In certain situations, one of our masters will not process an event in the Redis stream for 10-15 mins, but the other is fine, which means that I can see the “lagging” event in the Redis of our master, while the other is empty as expected. Also the “lagging” event is properly registered in the DB, and the master not processing the event is fine regarding CPU/RAM.

That means this behaviour triggers the icingadb check in a warning state in one of our masters even though everything seems fine in the end as the event is properly registered in the DB. Do you have any idea about what could cause this behaviour, or if that is normal? I don’t see anything that could explain that one of our masters does not process an event for 10-15 mins.
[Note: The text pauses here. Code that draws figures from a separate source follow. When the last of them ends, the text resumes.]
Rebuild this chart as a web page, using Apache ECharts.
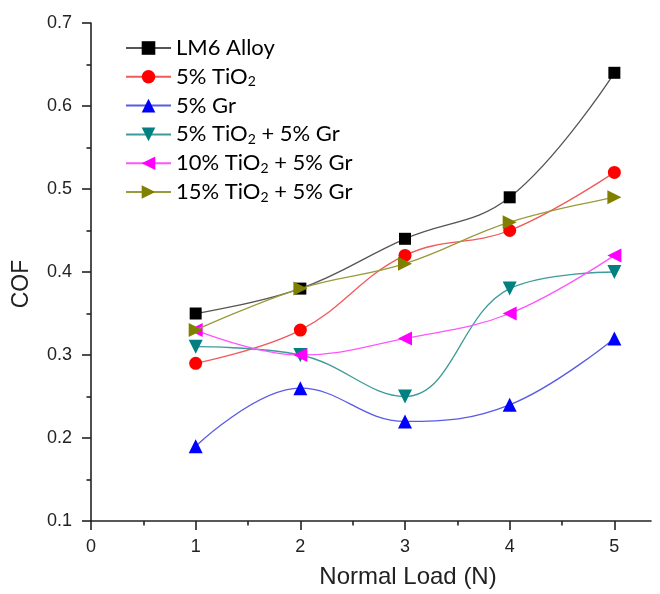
<!DOCTYPE html>
<html>
<head>
<meta charset="utf-8">
<script src="https://cdn.jsdelivr.net/npm/echarts@6/dist/echarts.min.js"></script>
<style>html,body{margin:0;padding:0;background:#fff;}#c{width:660px;height:594px;}</style>
</head>
<body>
<div id="c"></div>
<script>
const loads = [1, 2, 3, 4, 5];
const xLabelValues = [0, 1, 2, 3, 4, 5];
const xMinorValues = [0.5, 1.5, 2.5, 3.5, 4.5];
const seriesNames = ['LM6 Alloy', '5% TiO2', '5% Gr', '5% TiO2 + 5% Gr', '10% TiO2 + 5% Gr', '15% TiO2 + 5% Gr'];
const lm6 = [0.35, 0.38, 0.44, 0.49, 0.64];
const tio2_5 = [0.29, 0.33, 0.42, 0.45, 0.52];
const gr_5 = [0.19, 0.26, 0.22, 0.24, 0.32];
const tio2_5_gr5 = [0.31, 0.30, 0.25, 0.38, 0.40];
const tio2_10_gr5 = [0.33, 0.30, 0.32, 0.35, 0.42];
const tio2_15_gr5 = [0.33, 0.38, 0.41, 0.46, 0.49];

const allData = [lm6, tio2_5, gr_5, tio2_5_gr5, tio2_10_gr5, tio2_15_gr5];
const markerColors = ['#000000', '#ff0000', '#0000ff', '#008080', '#ff00ff', '#808000'];
const lineColors = ['#555555', '#f05a5a', '#5a5ae6', '#3f9a9a', '#ff55ff', '#9a9a3a'];
const symbols = ['rect', 'circle', 'triangle', 'path://M0,0L10,0L5,9Z', 'path://M9,0L9,10L0,5Z', 'path://M0,0L0,10L9,5Z'];
const symbolSizes = [12, 13, 14, 14, 14, 14];

const chart = echarts.init(document.getElementById('c'), null, {renderer: 'canvas'});
const axisColor = '#222';
const option = {
  animation: false,
  backgroundColor: '#fff',
  grid: {left: 91, right: 9, top: 23, bottom: 71},
  legend: {
    orient: 'vertical',
    left: 120,
    top: 31,
    itemWidth: 45,
    itemHeight: 17,
    itemGap: 4.8,
    data: seriesNames,
    formatter: function (name) { return name.replace('TiO2', 'TiO{sub|2}'); },
    textStyle: {
      fontFamily: 'Lato', fontSize: 22, color: '#000', lineHeight: 24,
      rich: {sub: {fontFamily: 'Lato', fontSize: 14, color: '#000', verticalAlign: 'bottom', lineHeight: 14}}
    }
  },
  xAxis: [{
    type: 'value', min: 0, max: 5.35,
    name: 'Normal Load (N)', nameLocation: 'middle', nameGap: 44,
    nameTextStyle: {fontFamily: 'Liberation Sans', fontSize: 24, color: '#222', padding: [0, 0, 0, 74]},
    axisLine: {show: true, lineStyle: {color: axisColor, width: 1.6}},
    axisTick: {show: true, inside: false, length: 9, customValues: xLabelValues, lineStyle: {color: axisColor, width: 1.6}},
    axisLabel: {customValues: xLabelValues, margin: 17, fontFamily: 'Liberation Sans', fontSize: 18, color: '#222'},
    splitLine: {show: false}
  }, {
    type: 'value', min: 0, max: 5.35, position: 'bottom', offset: 0,
    axisLine: {show: false},
    axisTick: {show: true, inside: false, length: 4.5, customValues: xMinorValues, lineStyle: {color: axisColor, width: 1.6}},
    axisLabel: {show: false},
    splitLine: {show: false}
  }],
  yAxis: {
    type: 'value', min: 0.1, max: 0.7, interval: 0.1,
    name: 'COF', nameLocation: 'middle', nameGap: 58, nameRotate: 90,
    nameTextStyle: {fontFamily: 'Liberation Sans', fontSize: 23, color: '#222', padding: [0, 24, 0, 0]},
    axisLine: {show: true, lineStyle: {color: axisColor, width: 1.6}},
    axisTick: {show: true, inside: false, length: 9, lineStyle: {color: axisColor, width: 1.6}},
    minorTick: {show: true, splitNumber: 2, length: 4.5, lineStyle: {color: axisColor, width: 1.6}},
    axisLabel: {margin: 19, fontFamily: 'Liberation Sans', fontSize: 18, color: '#222',
      formatter: function (v) { return v.toFixed(1); }},
    splitLine: {show: false}
  },
  series: seriesNames.map(function (name, i) {
    return {
      name: name,
      type: 'line',
      xAxisIndex: 0,
      data: loads.map(function (x, j) { return [x, allData[i][j]]; }),
      smooth: 0.4,
      symbol: symbols[i],
      symbolSize: symbolSizes[i],
      showAllSymbol: true,
      lineStyle: {color: lineColors[i], width: 1.3},
      itemStyle: {color: markerColors[i], opacity: 1},
      z: 2 + i
    };
  })
};
chart.setOption(option);
</script>
</body>
</html>
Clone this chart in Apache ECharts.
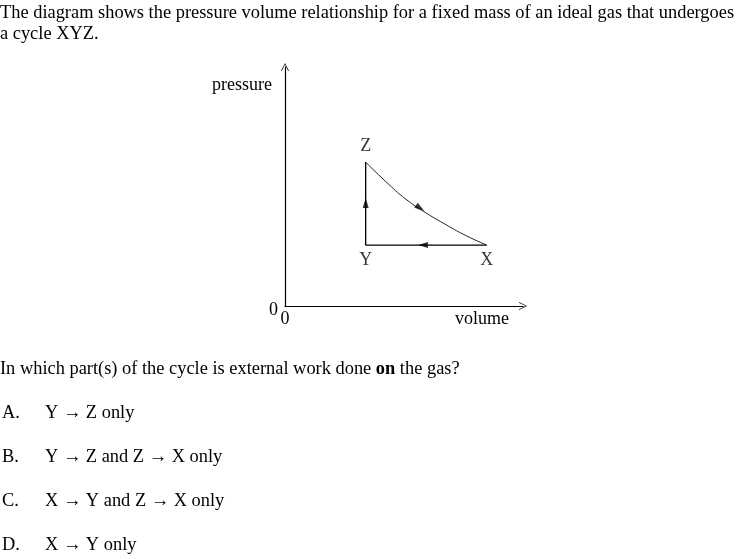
<!DOCTYPE html>
<html><head><meta charset="utf-8">
<script src="https://cdn.jsdelivr.net/npm/echarts@6/dist/echarts.min.js"></script>
<style>html,body{margin:0;padding:0;background:#fff}#c{width:741px;height:559px}</style>
</head><body><div id="c"></div>
<script>
// vertices of the cycle
var vertexNames = ['X', 'Y', 'Z'];
var vertexVolume = [5.0, 2.0, 2.0];
var vertexPressure = [2.0, 2.0, 4.72];
// curve Z -> X
var curveVolume = [2.0, 2.5, 3.0, 3.5, 4.0, 4.5, 5.0];
var curvePressure = [4.72, 4.08, 3.5, 3.05, 2.66, 2.3, 2.0];
// direction arrows on the paths
var arrowVolume = [2.0, 3.42, 3.35];
var arrowPressure = [3.38, 2.0, 3.21];
var arrowRotate = [0, 90, -125];
var axisNames = ['volume', 'pressure'];
var textLines = [
  'The diagram shows the pressure volume relationship for a fixed mass of an ideal gas that undergoes',
  'a cycle XYZ.',
  'In which part(s) of the cycle is external work done on the gas?'
];
var optionLetters = ['A.', 'B.', 'C.', 'D.'];
var optionTexts = ['Y \u2192 Z only', 'Y \u2192 Z and Z \u2192 X only', 'X \u2192 Y and Z \u2192 X only', 'X \u2192 Y only'];

var FONT = '"Liberation Serif", "Times New Roman", serif';
var FS = 18.4;
var chart = echarts.init(document.getElementById('c'));

var straight = [[vertexVolume[0], vertexPressure[0]], [vertexVolume[1], vertexPressure[1]], [vertexVolume[2], vertexPressure[2]]];
var curve = curveVolume.map(function (v, i) { return [v, curvePressure[i]]; });
var arrows = arrowVolume.map(function (v, i) { return { value: [v, arrowPressure[i]], symbolRotate: arrowRotate[i] }; });
var vertices = vertexVolume.map(function (v, i) {
  var top = vertexNames[i] === 'Z';
  return { value: [v, vertexPressure[i]], name: vertexNames[i],
    label: { position: top ? 'top' : 'bottom', distance: 6 } };
});

var chevron = 'path://M0,10 L5,0 L10,10 L9,10 L5,1.8 L1,10 Z';

function txt(left, top, text, size) {
  return { type: 'text', left: left, top: top, style: { text: text, font: (size || FS) + 'px ' + FONT, fill: '#000' } };
}
var graphics = [];
graphics.push(txt(0, 4, textLines[0]));
graphics.push(txt(0, 25, textLines[1]));
graphics.push({ type: 'text', left: 0, top: 360, style: {
  rich: { b: { fontWeight: 'bold', fontFamily: FONT, fontSize: FS }, n: { fontFamily: FONT, fontSize: FS } },
  text: '{n|In which part(s) of the cycle is external work done }{b|on}{n| the gas?}', fill: '#000' } });
optionLetters.forEach(function (l, i) {
  graphics.push(txt(2, 404 + i * 44, l));
  graphics.push(txt(45, 404 + i * 44, optionTexts[i]));
});
graphics.push(txt(212, 76, axisNames[1], 18));
graphics.push(txt(455, 310, axisNames[0], 18));

chart.setOption({
  animation: false,
  backgroundColor: '#fff',
  grid: { left: 285, top: 67, right: 218, bottom: 253, containLabel: false },
  xAxis: {
    type: 'value', min: 0, max: 5.9, interval: 5.9,
    axisLine: { lineStyle: { color: '#000', width: 1.2 }, symbol: ['none', chevron], symbolSize: [8, 8] },
    axisTick: { show: false }, splitLine: { show: false },
    axisLabel: { margin: 4, color: '#000', fontFamily: FONT, fontSize: 18, showMaxLabel: false,
      formatter: function (v) { return v === 0 ? '0' : ''; } }
  },
  yAxis: {
    type: 'value', min: 0, max: 7.84, interval: 7.84,
    axisLine: { show: true, lineStyle: { color: '#000', width: 1.2 }, symbol: ['none', chevron], symbolSize: [8, 8] },
    axisTick: { show: false }, splitLine: { show: false },
    axisLabel: { margin: 7, color: '#000', fontFamily: FONT, fontSize: 18, showMaxLabel: false,
      rich: { z: { fontFamily: FONT, fontSize: 18, color: '#000', padding: [8, 0, 0, 0] } },
      formatter: function (v) { return v === 0 ? '{z|0}' : ''; } }
  },
  graphic: graphics,
  series: [
    { type: 'line', data: straight, symbol: 'none', lineStyle: { color: '#000', width: 1.3 }, z: 2 },
    { type: 'line', data: curve, smooth: true, symbol: 'none', lineStyle: { color: '#222', width: 1 }, z: 2 },
    { type: 'scatter', data: arrows, symbol: 'triangle', symbolSize: [6, 10], itemStyle: { color: '#000' }, z: 3 },
    { type: 'scatter', data: vertices, symbolSize: 1, itemStyle: { color: 'rgba(0,0,0,0)' },
      label: { show: true, formatter: '{b}', color: '#000', fontFamily: FONT, fontSize: 18 }, z: 4 }
  ]
});
</script></body></html>
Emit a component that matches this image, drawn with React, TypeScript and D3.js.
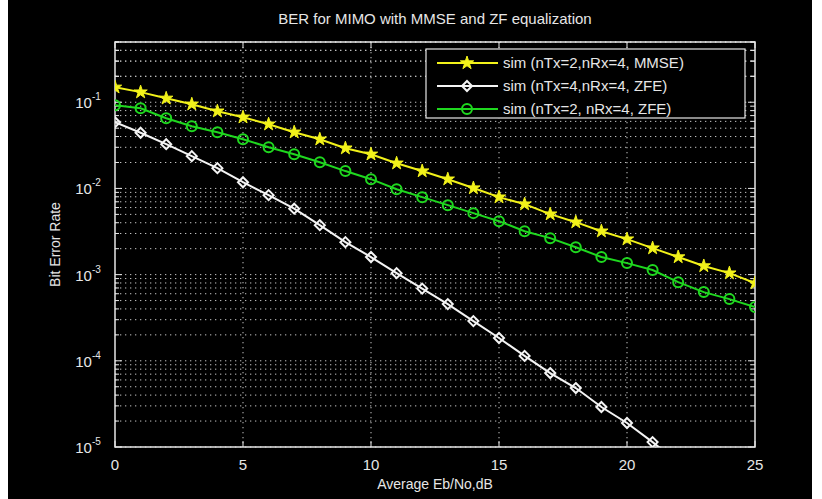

(Note: The only lead that I have is that it’s always the same master that has this issue, the other machine is always fine, but the impacted machine has enough resources and the logs don’t seem to warn about anything either)

Al2Klimov · April 6, 2023, 11:23am

Hello @Caquisse!

Does increasing the threshold fix the issue?

Best,
A/K

Caquisse · April 6, 2023, 1:45pm

I suppose this can fix it (that’s what I’m trying to integrate within our automation right now). But I’m about to put very high values compared to the default ones (warning 5 minutes / critical 15 minutes). Given what I’ve seen I suppose we should at least wait 15 minutes before triggering a warning, but I’m wondering if this could be a problem in the long run having such a high threshold here if a real issue happens some day

Caquisse · May 25, 2023, 1:28pm

Hello, just a follow up if anyone ends up in this situation. After a few weeks of analysing and testing this we didn’t found any root cause so we ended up increasing the threshold as suggested by @Al2Klimov.

That means that master 1 has now the check with the increased threshold and master 2 has the standard check. We did not see any other issue following this change. This is not a real solution as we did not find the root cause but at least it’s working properly and not notifying us for nothing now.